» A run of records

++++++

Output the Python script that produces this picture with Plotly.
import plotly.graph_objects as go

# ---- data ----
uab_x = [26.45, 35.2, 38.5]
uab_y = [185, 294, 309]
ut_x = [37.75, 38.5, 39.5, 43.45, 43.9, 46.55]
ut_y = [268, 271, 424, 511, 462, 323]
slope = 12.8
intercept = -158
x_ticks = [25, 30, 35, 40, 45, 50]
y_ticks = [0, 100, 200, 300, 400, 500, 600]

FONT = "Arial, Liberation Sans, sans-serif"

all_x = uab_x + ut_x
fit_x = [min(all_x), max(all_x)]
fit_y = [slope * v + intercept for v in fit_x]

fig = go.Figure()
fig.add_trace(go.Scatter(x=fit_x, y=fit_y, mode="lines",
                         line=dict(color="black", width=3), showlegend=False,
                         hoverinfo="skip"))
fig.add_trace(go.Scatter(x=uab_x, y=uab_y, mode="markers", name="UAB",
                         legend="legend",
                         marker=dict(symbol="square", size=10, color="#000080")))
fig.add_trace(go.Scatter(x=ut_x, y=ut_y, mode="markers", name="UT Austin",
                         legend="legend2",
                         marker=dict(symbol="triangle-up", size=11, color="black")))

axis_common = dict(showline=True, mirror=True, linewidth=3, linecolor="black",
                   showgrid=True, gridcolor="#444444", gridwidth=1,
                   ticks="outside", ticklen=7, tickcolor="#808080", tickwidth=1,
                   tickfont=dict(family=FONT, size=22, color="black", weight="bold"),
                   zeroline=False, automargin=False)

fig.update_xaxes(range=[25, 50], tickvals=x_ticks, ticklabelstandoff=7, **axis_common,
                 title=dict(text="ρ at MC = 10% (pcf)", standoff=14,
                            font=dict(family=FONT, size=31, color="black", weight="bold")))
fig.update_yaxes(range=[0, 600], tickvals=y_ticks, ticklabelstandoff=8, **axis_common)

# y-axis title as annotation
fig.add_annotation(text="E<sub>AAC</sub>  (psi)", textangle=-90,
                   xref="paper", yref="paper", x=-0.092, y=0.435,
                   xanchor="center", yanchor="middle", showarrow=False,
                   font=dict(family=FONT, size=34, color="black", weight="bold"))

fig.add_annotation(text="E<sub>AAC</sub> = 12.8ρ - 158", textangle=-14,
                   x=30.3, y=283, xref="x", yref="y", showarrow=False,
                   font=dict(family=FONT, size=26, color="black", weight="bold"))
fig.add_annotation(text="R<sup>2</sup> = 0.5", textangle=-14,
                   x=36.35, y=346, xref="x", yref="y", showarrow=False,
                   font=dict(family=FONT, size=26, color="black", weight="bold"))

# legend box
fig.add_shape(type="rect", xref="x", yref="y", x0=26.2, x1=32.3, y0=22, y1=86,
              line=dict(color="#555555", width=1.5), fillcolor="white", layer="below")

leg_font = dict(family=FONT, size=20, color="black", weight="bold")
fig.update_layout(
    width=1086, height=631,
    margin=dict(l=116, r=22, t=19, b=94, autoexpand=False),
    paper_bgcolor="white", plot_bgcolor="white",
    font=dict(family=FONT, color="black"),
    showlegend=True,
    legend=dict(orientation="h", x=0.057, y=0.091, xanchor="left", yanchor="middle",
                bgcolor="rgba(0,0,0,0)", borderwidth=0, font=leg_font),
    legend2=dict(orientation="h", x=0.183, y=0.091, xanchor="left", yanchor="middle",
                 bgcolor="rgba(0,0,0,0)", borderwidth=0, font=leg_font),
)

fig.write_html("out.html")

++++++

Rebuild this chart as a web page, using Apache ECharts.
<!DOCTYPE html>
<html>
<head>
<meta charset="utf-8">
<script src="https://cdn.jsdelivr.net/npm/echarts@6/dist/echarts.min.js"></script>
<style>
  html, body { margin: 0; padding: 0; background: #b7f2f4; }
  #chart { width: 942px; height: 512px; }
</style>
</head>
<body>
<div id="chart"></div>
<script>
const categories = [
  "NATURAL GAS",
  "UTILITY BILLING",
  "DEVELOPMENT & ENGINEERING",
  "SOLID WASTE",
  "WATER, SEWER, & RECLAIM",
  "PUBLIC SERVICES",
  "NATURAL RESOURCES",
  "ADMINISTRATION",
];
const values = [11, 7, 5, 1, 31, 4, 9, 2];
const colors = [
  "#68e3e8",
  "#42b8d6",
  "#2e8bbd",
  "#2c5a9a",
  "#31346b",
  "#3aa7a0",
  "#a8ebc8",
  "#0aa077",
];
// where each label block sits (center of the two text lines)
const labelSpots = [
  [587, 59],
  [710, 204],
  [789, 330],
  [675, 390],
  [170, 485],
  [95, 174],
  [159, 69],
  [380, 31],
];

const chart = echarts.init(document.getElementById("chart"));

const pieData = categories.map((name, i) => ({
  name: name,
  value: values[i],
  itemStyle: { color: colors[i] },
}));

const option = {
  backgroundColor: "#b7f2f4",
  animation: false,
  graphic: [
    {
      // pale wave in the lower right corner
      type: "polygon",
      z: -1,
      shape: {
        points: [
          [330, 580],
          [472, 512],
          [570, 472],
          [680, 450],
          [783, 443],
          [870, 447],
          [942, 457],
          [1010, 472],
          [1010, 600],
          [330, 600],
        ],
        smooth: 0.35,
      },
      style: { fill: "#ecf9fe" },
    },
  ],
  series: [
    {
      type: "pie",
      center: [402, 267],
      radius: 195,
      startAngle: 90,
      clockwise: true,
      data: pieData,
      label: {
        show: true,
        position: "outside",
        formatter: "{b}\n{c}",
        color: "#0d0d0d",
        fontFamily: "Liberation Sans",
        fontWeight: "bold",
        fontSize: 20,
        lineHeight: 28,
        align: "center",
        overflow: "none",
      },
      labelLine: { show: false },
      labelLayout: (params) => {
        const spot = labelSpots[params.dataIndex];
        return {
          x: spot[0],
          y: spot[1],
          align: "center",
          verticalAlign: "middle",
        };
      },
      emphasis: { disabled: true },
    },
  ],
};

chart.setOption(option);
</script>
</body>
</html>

++++++

Between the line containing "Output the Python" and the line containing "fit_y = [slope" lies the part to return. Return it exactly, counting both of those lines.

» Response to this exercise
Output the Python script that produces this picture with Plotly.
import plotly.graph_objects as go

# ---- data ----
uab_x = [26.45, 35.2, 38.5]
uab_y = [185, 294, 309]
ut_x = [37.75, 38.5, 39.5, 43.45, 43.9, 46.55]
ut_y = [268, 271, 424, 511, 462, 323]
slope = 12.8
intercept = -158
x_ticks = [25, 30, 35, 40, 45, 50]
y_ticks = [0, 100, 200, 300, 400, 500, 600]

FONT = "Arial, Liberation Sans, sans-serif"

all_x = uab_x + ut_x
fit_x = [min(all_x), max(all_x)]
fit_y = [slope * v + intercept for v in fit_x]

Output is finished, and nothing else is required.